La douleur ne cessera jamais de s’amplifier dans les années qui suivront. Ni la peur, ni les menaces, ni les gardes du corps. Jusqu’à ce soir du 13 décembre 1990 où une autre douleur prendra violemment la place de tout ce qui, pour la petite fille, n’aurait pas dû exister. Et voilà l’absence. «Tout tournait tellement, autour de moi. Tout, et surtout ce sentiment tenace d’avoir supporté tant de peurs, tant de contraintes, tant de petites égratignures et de frustrations pour en arriver là, sans savoir pourquoi.
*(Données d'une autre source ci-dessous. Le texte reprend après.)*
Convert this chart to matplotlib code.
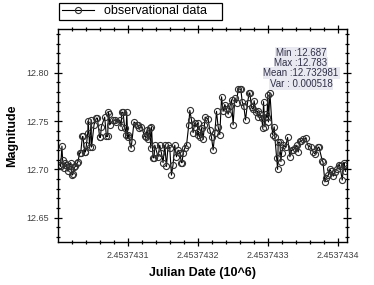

Etre laissés seuls.» Le livre de Clémence Boulouque n’est ni une confession intime, ni un portrait du père disparu, ni un brûlot contre ceux par qui le malheur est arrivé. Onze ans après le drame, elle trouve simplement les mots pour évoquer son histoire, l’histoire de la fin des années 80, et renouer avec sa mémoire. La nôtre souvent fait défaut. Si on se souvient de la vague des attentats sanglants à Paris en 1986, on se rappelle plus rarement le nom du juge saisi de l’affaire et sa fin tragique. «Mon père a eu le destin de tous ceux qui font l’actualité mais ne marquent pas l’histoire, une existence brève puis soufflée.» Mort d’un silence vaut aussi pour cela : nous donner indirectement à réfléchir sur la valeur de l’information et sur sa médiatisation, si dense au moment des faits, et qui a une telle propension à l’évaporation… Mais là n’est pas d’abord le propos de Clémence Boulouque : «Je ne parle que de cela. De mes yeux d’enfant sur son regard perdu.» Et puis de ce long et improbable apprivoisement du manque. Ressentir, accepter l’absence passe parfois par des constats cruellement simples : «Bientôt, à vingt-six ans, onze mois et six jours, j’aurai passé plus de la moitié de ma vie sans lui.» A travers ce récit, beau et touchant, une jeune femme dit qu’elle est maintenant prête à avoir un jour vingt-six ans, onze mois et sept jours.